» **Stored data**

• • • •

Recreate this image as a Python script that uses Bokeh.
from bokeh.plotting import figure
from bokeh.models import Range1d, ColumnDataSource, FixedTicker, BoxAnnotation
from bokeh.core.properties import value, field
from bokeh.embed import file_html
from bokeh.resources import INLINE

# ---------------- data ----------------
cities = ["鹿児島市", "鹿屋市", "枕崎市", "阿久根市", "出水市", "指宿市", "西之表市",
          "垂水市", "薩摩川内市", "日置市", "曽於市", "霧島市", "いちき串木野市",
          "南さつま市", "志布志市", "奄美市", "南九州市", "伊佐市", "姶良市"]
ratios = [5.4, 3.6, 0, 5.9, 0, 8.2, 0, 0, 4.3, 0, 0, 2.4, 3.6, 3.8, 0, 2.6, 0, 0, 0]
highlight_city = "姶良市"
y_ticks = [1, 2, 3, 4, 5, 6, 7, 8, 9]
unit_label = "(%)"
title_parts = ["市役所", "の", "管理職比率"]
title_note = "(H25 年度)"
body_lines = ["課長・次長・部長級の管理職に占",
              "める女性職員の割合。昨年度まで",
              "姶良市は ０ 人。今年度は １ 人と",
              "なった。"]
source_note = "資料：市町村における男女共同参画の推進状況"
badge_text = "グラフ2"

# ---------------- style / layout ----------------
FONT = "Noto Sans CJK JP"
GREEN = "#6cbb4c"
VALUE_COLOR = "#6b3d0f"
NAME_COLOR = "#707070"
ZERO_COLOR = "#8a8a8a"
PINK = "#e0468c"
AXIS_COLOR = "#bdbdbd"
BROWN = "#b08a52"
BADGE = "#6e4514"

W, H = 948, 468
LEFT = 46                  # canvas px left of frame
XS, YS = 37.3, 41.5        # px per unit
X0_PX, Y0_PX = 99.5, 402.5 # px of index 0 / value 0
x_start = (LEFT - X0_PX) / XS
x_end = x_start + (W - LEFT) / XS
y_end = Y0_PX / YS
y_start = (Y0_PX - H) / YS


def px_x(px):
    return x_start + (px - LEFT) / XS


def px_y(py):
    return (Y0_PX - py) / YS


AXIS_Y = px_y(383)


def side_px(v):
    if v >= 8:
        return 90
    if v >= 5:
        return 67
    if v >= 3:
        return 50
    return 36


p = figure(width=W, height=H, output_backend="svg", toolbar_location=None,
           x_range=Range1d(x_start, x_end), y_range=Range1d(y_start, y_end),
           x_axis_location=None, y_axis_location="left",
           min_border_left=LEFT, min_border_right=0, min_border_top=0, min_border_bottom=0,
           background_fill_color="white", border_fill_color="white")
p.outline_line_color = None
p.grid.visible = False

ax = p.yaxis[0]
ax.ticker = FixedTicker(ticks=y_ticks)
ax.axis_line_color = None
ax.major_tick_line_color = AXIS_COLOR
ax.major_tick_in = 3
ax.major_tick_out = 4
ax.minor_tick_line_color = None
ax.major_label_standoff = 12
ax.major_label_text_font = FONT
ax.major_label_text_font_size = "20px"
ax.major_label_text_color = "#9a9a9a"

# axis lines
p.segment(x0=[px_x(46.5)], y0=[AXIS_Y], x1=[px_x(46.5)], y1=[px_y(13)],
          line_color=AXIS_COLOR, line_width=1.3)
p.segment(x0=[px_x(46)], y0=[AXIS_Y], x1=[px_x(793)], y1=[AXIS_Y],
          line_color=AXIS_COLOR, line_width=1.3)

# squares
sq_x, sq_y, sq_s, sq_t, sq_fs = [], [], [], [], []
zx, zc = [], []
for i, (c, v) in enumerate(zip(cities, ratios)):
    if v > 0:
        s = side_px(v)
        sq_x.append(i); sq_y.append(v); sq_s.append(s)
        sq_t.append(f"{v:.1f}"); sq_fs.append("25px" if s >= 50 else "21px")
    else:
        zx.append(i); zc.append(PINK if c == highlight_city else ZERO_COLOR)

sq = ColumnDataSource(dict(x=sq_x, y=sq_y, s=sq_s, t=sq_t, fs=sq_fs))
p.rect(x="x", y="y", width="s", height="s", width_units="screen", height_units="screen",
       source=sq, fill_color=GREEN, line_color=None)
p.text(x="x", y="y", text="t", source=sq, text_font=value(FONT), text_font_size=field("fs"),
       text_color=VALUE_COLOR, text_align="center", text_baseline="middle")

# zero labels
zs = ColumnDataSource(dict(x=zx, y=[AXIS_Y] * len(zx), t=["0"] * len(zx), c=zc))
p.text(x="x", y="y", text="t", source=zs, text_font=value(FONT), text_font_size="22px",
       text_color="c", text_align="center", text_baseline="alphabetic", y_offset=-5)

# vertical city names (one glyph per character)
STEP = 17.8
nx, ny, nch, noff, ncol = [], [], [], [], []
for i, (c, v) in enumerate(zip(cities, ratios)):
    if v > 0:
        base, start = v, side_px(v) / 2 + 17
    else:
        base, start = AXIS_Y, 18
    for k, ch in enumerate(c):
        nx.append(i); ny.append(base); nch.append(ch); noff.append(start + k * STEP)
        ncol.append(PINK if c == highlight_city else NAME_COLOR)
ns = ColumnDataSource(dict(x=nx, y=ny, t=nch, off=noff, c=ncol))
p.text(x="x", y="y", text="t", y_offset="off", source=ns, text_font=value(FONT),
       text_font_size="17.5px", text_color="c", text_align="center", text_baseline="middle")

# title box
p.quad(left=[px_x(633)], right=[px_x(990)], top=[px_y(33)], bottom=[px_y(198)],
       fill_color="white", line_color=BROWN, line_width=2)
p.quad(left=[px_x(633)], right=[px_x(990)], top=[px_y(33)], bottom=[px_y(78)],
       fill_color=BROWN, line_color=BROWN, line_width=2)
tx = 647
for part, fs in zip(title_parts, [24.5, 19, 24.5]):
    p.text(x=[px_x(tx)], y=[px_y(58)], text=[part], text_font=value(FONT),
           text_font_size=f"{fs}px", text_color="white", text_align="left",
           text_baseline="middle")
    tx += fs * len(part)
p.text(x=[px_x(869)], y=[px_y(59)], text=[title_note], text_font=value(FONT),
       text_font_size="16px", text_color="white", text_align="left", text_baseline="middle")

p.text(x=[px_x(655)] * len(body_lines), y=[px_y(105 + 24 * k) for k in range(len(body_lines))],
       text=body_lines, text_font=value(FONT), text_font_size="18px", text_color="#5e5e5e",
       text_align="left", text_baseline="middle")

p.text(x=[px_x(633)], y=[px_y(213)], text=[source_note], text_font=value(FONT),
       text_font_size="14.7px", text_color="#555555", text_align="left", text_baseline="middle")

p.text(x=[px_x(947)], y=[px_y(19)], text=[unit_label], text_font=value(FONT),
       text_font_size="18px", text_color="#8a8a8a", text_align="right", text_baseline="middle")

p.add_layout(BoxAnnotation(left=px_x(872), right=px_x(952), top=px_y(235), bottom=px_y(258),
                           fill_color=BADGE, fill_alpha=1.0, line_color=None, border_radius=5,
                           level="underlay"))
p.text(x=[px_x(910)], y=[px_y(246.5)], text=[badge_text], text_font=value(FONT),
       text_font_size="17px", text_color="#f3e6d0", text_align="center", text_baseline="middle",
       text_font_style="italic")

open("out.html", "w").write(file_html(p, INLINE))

• • • •

Your task is to output all of the data above word for word.

» **Exercise solution**
Recreate this image as a Python script that uses Bokeh.
from bokeh.plotting import figure
from bokeh.models import Range1d, ColumnDataSource, FixedTicker, BoxAnnotation
from bokeh.core.properties import value, field
from bokeh.embed import file_html
from bokeh.resources import INLINE

# ---------------- data ----------------
cities = ["鹿児島市", "鹿屋市", "枕崎市", "阿久根市", "出水市", "指宿市", "西之表市",
          "垂水市", "薩摩川内市", "日置市", "曽於市", "霧島市", "いちき串木野市",
          "南さつま市", "志布志市", "奄美市", "南九州市", "伊佐市", "姶良市"]
ratios = [5.4, 3.6, 0, 5.9, 0, 8.2, 0, 0, 4.3, 0, 0, 2.4, 3.6, 3.8, 0, 2.6, 0, 0, 0]
highlight_city = "姶良市"
y_ticks = [1, 2, 3, 4, 5, 6, 7, 8, 9]
unit_label = "(%)"
title_parts = ["市役所", "の", "管理職比率"]
title_note = "(H25 年度)"
body_lines = ["課長・次長・部長級の管理職に占",
              "める女性職員の割合。昨年度まで",
              "姶良市は ０ 人。今年度は １ 人と",
              "なった。"]
source_note = "資料：市町村における男女共同参画の推進状況"
badge_text = "グラフ2"

# ---------------- style / layout ----------------
FONT = "Noto Sans CJK JP"
GREEN = "#6cbb4c"
VALUE_COLOR = "#6b3d0f"
NAME_COLOR = "#707070"
ZERO_COLOR = "#8a8a8a"
PINK = "#e0468c"
AXIS_COLOR = "#bdbdbd"
BROWN = "#b08a52"
BADGE = "#6e4514"

W, H = 948, 468
LEFT = 46                  # canvas px left of frame
XS, YS = 37.3, 41.5        # px per unit
X0_PX, Y0_PX = 99.5, 402.5 # px of index 0 / value 0
x_start = (LEFT - X0_PX) / XS
x_end = x_start + (W - LEFT) / XS
y_end = Y0_PX / YS
y_start = (Y0_PX - H) / YS


def px_x(px):
    return x_start + (px - LEFT) / XS


def px_y(py):
    return (Y0_PX - py) / YS


AXIS_Y = px_y(383)


def side_px(v):
    if v >= 8:
        return 90
    if v >= 5:
        return 67
    if v >= 3:
        return 50
    return 36


p = figure(width=W, height=H, output_backend="svg", toolbar_location=None,
           x_range=Range1d(x_start, x_end), y_range=Range1d(y_start, y_end),
           x_axis_location=None, y_axis_location="left",
           min_border_left=LEFT, min_border_right=0, min_border_top=0, min_border_bottom=0,
           background_fill_color="white", border_fill_color="white")
p.outline_line_color = None
p.grid.visible = False

ax = p.yaxis[0]
ax.ticker = FixedTicker(ticks=y_ticks)
ax.axis_line_color = None
ax.major_tick_line_color = AXIS_COLOR
ax.major_tick_in = 3
ax.major_tick_out = 4
ax.minor_tick_line_color = None
ax.major_label_standoff = 12
ax.major_label_text_font = FONT
ax.major_label_text_font_size = "20px"
ax.major_label_text_color = "#9a9a9a"

# axis lines
p.segment(x0=[px_x(46.5)], y0=[AXIS_Y], x1=[px_x(46.5)], y1=[px_y(13)],
          line_color=AXIS_COLOR, line_width=1.3)
p.segment(x0=[px_x(46)], y0=[AXIS_Y], x1=[px_x(793)], y1=[AXIS_Y],
          line_color=AXIS_COLOR, line_width=1.3)

# squares
sq_x, sq_y, sq_s, sq_t, sq_fs = [], [], [], [], []
zx, zc = [], []
for i, (c, v) in enumerate(zip(cities, ratios)):
    if v > 0:
        s = side_px(v)
        sq_x.append(i); sq_y.append(v); sq_s.append(s)
        sq_t.append(f"{v:.1f}"); sq_fs.append("25px" if s >= 50 else "21px")
    else:
        zx.append(i); zc.append(PINK if c == highlight_city else ZERO_COLOR)

sq = ColumnDataSource(dict(x=sq_x, y=sq_y, s=sq_s, t=sq_t, fs=sq_fs))
p.rect(x="x", y="y", width="s", height="s", width_units="screen", height_units="screen",
       source=sq, fill_color=GREEN, line_color=None)
p.text(x="x", y="y", text="t", source=sq, text_font=value(FONT), text_font_size=field("fs"),
       text_color=VALUE_COLOR, text_align="center", text_baseline="middle")

# zero labels
zs = ColumnDataSource(dict(x=zx, y=[AXIS_Y] * len(zx), t=["0"] * len(zx), c=zc))
p.text(x="x", y="y", text="t", source=zs, text_font=value(FONT), text_font_size="22px",
       text_color="c", text_align="center", text_baseline="alphabetic", y_offset=-5)

# vertical city names (one glyph per character)
STEP = 17.8
nx, ny, nch, noff, ncol = [], [], [], [], []
for i, (c, v) in enumerate(zip(cities, ratios)):
    if v > 0:
        base, start = v, side_px(v) / 2 + 17
    else:
        base, start = AXIS_Y, 18
    for k, ch in enumerate(c):
        nx.append(i); ny.append(base); nch.append(ch); noff.append(start + k * STEP)
        ncol.append(PINK if c == highlight_city else NAME_COLOR)
ns = ColumnDataSource(dict(x=nx, y=ny, t=nch, off=noff, c=ncol))
p.text(x="x", y="y", text="t", y_offset="off", source=ns, text_font=value(FONT),
       text_font_size="17.5px", text_color="c", text_align="center", text_baseline="middle")

# title box
p.quad(left=[px_x(633)], right=[px_x(990)], top=[px_y(33)], bottom=[px_y(198)],
       fill_color="white", line_color=BROWN, line_width=2)
p.quad(left=[px_x(633)], right=[px_x(990)], top=[px_y(33)], bottom=[px_y(78)],
       fill_color=BROWN, line_color=BROWN, line_width=2)
tx = 647
for part, fs in zip(title_parts, [24.5, 19, 24.5]):
    p.text(x=[px_x(tx)], y=[px_y(58)], text=[part], text_font=value(FONT),
           text_font_size=f"{fs}px", text_color="white", text_align="left",
           text_baseline="middle")
    tx += fs * len(part)
p.text(x=[px_x(869)], y=[px_y(59)], text=[title_note], text_font=value(FONT),
       text_font_size="16px", text_color="white", text_align="left", text_baseline="middle")

p.text(x=[px_x(655)] * len(body_lines), y=[px_y(105 + 24 * k) for k in range(len(body_lines))],
       text=body_lines, text_font=value(FONT), text_font_size="18px", text_color="#5e5e5e",
       text_align="left", text_baseline="middle")

p.text(x=[px_x(633)], y=[px_y(213)], text=[source_note], text_font=value(FONT),
       text_font_size="14.7px", text_color="#555555", text_align="left", text_baseline="middle")

p.text(x=[px_x(947)], y=[px_y(19)], text=[unit_label], text_font=value(FONT),
       text_font_size="18px", text_color="#8a8a8a", text_align="right", text_baseline="middle")

p.add_layout(BoxAnnotation(left=px_x(872), right=px_x(952), top=px_y(235), bottom=px_y(258),
                           fill_color=BADGE, fill_alpha=1.0, line_color=None, border_radius=5,
                           level="underlay"))
p.text(x=[px_x(910)], y=[px_y(246.5)], text=[badge_text], text_font=value(FONT),
       text_font_size="17px", text_color="#f3e6d0", text_align="center", text_baseline="middle",
       text_font_style="italic")

open("out.html", "w").write(file_html(p, INLINE))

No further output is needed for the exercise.